* Begin *
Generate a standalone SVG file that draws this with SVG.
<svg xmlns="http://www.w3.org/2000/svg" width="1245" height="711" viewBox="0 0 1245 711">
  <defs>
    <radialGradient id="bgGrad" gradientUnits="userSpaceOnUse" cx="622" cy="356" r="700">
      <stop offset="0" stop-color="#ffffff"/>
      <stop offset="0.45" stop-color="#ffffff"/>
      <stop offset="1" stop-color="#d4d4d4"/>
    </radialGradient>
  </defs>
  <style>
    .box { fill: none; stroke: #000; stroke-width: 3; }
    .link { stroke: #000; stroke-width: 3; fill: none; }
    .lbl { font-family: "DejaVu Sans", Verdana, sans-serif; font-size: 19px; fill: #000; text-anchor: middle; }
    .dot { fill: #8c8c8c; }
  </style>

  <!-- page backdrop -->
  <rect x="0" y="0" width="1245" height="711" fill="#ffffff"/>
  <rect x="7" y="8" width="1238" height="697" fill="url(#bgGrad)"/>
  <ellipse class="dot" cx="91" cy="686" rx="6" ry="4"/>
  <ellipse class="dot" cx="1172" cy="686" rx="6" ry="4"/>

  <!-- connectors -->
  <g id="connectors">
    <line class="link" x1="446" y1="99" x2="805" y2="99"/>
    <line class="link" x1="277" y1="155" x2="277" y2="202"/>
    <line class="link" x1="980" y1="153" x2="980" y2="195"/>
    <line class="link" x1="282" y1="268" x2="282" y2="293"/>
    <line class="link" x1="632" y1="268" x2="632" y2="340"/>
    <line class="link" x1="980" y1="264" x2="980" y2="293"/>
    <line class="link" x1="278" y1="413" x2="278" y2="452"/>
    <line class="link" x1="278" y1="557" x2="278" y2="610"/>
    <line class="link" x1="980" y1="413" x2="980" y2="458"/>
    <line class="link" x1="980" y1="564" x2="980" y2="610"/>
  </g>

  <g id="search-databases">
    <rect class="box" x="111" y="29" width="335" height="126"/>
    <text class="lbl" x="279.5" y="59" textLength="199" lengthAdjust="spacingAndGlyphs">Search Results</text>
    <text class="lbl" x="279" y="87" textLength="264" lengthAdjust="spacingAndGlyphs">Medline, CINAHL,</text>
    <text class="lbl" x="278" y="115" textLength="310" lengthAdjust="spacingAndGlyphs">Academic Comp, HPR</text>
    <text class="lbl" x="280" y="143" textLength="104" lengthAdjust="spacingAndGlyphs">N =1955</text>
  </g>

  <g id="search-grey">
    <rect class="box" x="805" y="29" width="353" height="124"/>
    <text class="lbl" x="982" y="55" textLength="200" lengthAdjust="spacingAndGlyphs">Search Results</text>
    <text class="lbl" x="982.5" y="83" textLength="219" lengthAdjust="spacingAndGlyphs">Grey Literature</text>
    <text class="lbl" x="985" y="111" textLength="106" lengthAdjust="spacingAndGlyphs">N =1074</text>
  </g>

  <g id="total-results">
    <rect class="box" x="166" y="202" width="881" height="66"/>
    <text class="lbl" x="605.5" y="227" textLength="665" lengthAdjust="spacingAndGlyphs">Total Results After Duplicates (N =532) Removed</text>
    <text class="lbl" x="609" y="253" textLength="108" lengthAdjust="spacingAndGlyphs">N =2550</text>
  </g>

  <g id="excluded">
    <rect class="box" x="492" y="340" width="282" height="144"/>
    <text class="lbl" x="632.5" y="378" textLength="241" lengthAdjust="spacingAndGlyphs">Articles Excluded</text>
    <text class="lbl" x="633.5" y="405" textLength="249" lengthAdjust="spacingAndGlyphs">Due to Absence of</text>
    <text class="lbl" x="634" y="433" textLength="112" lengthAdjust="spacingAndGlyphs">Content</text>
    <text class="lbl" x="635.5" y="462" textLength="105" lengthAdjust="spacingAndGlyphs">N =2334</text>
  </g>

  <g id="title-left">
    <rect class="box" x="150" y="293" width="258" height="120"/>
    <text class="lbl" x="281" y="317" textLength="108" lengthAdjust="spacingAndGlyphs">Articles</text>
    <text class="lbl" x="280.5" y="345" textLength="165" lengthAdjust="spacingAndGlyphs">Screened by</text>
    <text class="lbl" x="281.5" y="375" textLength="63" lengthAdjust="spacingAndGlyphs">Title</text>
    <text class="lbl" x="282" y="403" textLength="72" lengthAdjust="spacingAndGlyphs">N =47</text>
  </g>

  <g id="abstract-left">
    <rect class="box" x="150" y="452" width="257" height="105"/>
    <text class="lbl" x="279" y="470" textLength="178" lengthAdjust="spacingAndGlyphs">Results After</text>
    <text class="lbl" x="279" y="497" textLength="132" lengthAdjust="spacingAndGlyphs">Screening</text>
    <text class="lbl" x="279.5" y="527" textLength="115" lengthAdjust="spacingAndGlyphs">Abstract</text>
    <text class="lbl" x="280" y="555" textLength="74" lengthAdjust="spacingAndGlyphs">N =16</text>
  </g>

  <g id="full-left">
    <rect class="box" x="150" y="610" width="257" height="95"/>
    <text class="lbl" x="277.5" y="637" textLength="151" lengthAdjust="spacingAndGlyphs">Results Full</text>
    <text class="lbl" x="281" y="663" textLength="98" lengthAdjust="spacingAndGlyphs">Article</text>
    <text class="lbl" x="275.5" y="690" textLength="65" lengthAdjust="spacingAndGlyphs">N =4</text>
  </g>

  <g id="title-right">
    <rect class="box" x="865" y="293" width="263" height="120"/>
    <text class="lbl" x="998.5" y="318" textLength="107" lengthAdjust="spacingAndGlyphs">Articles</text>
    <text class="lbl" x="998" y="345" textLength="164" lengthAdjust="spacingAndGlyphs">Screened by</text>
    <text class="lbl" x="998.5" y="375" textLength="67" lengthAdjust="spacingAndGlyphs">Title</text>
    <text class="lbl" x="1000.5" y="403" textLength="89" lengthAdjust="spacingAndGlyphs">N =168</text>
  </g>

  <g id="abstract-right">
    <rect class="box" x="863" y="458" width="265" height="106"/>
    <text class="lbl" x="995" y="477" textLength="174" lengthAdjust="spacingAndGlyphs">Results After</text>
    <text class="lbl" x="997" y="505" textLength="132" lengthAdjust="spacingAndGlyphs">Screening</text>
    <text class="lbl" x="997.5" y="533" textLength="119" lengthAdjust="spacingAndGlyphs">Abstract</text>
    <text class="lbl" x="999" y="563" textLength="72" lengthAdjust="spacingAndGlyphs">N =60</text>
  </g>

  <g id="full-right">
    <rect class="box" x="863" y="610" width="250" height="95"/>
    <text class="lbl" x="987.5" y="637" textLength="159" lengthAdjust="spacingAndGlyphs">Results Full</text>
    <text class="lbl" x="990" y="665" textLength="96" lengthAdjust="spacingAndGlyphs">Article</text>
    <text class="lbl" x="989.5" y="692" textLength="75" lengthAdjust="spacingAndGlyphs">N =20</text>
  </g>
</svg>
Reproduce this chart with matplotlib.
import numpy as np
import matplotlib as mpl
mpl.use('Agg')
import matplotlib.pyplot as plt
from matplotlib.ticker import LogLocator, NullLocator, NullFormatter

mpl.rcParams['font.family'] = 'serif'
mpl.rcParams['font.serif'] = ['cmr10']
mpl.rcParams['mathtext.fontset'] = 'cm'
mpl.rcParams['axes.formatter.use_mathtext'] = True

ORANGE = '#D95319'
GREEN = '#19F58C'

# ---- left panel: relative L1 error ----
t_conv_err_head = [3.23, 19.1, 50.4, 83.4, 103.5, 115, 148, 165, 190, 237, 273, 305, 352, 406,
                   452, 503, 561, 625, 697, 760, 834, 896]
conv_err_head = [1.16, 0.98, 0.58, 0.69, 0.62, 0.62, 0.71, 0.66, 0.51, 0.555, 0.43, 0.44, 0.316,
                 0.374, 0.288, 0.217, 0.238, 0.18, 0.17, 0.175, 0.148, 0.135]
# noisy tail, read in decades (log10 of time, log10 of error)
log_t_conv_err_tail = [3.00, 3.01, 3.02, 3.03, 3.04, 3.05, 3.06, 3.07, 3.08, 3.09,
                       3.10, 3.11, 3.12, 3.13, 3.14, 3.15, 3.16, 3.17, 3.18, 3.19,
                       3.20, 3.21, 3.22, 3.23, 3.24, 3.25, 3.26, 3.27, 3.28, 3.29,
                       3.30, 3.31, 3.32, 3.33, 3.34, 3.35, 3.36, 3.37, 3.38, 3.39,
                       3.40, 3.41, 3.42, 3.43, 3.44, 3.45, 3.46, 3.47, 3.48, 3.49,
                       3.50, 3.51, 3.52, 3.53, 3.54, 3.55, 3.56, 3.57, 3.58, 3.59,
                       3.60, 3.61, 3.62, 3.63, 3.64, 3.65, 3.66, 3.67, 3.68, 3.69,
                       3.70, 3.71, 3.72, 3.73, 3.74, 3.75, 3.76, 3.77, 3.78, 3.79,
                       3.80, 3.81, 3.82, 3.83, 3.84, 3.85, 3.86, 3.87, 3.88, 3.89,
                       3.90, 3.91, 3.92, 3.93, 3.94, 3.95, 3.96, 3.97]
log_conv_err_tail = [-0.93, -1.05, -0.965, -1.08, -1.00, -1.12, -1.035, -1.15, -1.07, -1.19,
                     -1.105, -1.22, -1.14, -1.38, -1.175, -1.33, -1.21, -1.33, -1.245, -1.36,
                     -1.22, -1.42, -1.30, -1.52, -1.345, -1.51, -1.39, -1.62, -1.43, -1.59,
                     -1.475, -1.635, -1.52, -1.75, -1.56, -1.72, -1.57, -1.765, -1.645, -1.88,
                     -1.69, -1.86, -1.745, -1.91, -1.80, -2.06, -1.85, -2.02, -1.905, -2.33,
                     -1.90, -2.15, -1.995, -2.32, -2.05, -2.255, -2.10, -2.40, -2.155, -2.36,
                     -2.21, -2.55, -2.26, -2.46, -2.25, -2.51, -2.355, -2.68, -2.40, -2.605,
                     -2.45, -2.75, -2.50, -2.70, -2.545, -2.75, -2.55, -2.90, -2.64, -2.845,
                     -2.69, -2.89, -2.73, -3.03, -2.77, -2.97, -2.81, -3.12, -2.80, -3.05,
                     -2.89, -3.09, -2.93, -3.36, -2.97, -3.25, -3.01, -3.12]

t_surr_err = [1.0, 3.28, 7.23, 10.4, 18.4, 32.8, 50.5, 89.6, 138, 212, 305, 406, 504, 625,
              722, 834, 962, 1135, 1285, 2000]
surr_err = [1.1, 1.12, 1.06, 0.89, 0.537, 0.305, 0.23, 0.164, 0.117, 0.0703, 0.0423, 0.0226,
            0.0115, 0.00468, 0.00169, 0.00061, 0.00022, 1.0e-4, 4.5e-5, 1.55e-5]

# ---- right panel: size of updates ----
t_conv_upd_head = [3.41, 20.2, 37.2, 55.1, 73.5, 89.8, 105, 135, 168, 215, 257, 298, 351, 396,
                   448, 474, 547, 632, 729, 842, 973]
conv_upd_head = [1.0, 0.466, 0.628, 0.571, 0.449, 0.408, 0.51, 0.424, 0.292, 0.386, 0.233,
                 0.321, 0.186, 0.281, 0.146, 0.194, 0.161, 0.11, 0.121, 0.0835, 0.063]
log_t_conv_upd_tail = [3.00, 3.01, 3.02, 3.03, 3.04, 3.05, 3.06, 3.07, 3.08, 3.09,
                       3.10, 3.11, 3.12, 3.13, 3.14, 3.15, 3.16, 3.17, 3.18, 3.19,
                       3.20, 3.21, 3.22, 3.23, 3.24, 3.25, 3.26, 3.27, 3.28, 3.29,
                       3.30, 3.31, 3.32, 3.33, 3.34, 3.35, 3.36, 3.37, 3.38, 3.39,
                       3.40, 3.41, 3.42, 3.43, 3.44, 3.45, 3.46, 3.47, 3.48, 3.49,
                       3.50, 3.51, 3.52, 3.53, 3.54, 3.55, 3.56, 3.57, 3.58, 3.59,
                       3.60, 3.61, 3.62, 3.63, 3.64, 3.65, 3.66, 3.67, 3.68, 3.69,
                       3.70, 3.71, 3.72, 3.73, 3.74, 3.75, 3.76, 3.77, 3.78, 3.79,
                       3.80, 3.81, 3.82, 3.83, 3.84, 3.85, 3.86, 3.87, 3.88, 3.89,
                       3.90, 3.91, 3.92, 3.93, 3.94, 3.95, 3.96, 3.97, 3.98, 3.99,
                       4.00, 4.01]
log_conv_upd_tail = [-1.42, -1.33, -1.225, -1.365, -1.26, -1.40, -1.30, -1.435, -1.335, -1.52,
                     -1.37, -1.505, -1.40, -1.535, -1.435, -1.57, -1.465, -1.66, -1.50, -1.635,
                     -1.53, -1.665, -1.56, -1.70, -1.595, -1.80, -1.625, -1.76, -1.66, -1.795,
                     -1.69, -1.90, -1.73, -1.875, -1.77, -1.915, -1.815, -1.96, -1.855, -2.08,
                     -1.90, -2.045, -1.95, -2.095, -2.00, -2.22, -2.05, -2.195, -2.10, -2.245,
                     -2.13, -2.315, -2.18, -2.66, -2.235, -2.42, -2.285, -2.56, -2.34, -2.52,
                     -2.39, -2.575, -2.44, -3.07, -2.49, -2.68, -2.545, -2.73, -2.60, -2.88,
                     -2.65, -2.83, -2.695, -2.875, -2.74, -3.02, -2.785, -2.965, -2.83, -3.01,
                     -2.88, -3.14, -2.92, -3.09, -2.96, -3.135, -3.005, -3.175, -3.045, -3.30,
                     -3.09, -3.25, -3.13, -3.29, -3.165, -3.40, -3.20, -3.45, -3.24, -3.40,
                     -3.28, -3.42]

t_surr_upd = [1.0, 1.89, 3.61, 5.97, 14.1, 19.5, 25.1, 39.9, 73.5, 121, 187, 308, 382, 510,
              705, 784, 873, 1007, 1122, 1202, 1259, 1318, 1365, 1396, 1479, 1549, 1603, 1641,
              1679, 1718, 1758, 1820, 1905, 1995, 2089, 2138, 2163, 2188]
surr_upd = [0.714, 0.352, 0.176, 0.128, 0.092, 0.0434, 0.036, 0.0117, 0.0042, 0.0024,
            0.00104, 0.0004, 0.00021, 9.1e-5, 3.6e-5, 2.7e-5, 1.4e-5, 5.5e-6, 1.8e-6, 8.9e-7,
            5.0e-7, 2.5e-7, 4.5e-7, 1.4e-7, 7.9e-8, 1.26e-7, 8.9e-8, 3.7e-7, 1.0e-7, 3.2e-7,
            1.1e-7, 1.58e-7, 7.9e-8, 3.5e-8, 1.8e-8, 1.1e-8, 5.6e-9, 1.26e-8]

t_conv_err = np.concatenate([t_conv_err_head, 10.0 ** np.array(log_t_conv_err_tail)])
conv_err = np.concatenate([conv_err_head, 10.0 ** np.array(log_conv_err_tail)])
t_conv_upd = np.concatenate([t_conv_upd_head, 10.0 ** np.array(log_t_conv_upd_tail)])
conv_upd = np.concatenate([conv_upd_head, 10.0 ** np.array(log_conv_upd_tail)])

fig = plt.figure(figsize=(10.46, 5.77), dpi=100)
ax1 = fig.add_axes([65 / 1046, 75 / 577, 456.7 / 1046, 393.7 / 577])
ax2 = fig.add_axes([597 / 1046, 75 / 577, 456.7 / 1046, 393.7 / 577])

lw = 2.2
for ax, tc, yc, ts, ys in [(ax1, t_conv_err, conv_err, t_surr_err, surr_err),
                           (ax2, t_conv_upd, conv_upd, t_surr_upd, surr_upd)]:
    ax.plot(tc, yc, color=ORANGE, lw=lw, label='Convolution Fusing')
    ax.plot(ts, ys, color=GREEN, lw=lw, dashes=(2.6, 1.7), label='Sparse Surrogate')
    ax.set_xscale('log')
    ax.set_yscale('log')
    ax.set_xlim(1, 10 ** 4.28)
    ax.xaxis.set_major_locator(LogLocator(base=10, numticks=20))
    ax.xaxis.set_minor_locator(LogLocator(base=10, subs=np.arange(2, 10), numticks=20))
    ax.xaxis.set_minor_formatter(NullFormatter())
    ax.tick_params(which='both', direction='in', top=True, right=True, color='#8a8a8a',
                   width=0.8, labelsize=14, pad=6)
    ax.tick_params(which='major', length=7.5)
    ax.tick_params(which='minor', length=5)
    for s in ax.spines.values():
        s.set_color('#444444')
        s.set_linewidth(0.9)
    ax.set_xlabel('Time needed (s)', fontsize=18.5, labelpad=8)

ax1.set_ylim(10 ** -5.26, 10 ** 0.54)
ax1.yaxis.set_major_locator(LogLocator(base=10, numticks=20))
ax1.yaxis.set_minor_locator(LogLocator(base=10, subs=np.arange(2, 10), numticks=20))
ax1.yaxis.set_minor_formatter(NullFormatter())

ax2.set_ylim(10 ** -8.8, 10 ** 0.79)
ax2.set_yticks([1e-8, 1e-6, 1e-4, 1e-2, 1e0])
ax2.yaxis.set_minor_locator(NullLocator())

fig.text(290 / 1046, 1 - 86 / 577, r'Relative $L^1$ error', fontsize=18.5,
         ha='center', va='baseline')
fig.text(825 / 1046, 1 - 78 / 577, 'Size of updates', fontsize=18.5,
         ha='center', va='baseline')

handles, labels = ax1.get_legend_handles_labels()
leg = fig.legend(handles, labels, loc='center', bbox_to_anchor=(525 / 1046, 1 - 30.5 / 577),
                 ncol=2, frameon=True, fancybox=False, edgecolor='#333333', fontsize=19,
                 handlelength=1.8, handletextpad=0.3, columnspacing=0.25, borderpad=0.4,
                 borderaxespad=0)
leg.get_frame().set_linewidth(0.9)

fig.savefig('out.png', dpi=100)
* End *
**Aim**
Everything from the line that contains "Reproduce this chart with matplotlib." to the line that contains "GREEN = '#19F58C'" must be transcribed exactly, both end lines included.

**Reply**
Reproduce this chart with matplotlib.
import numpy as np
import matplotlib as mpl
mpl.use('Agg')
import matplotlib.pyplot as plt
from matplotlib.ticker import LogLocator, NullLocator, NullFormatter

mpl.rcParams['font.family'] = 'serif'
mpl.rcParams['font.serif'] = ['cmr10']
mpl.rcParams['mathtext.fontset'] = 'cm'
mpl.rcParams['axes.formatter.use_mathtext'] = True

ORANGE = '#D95319'
GREEN = '#19F58C'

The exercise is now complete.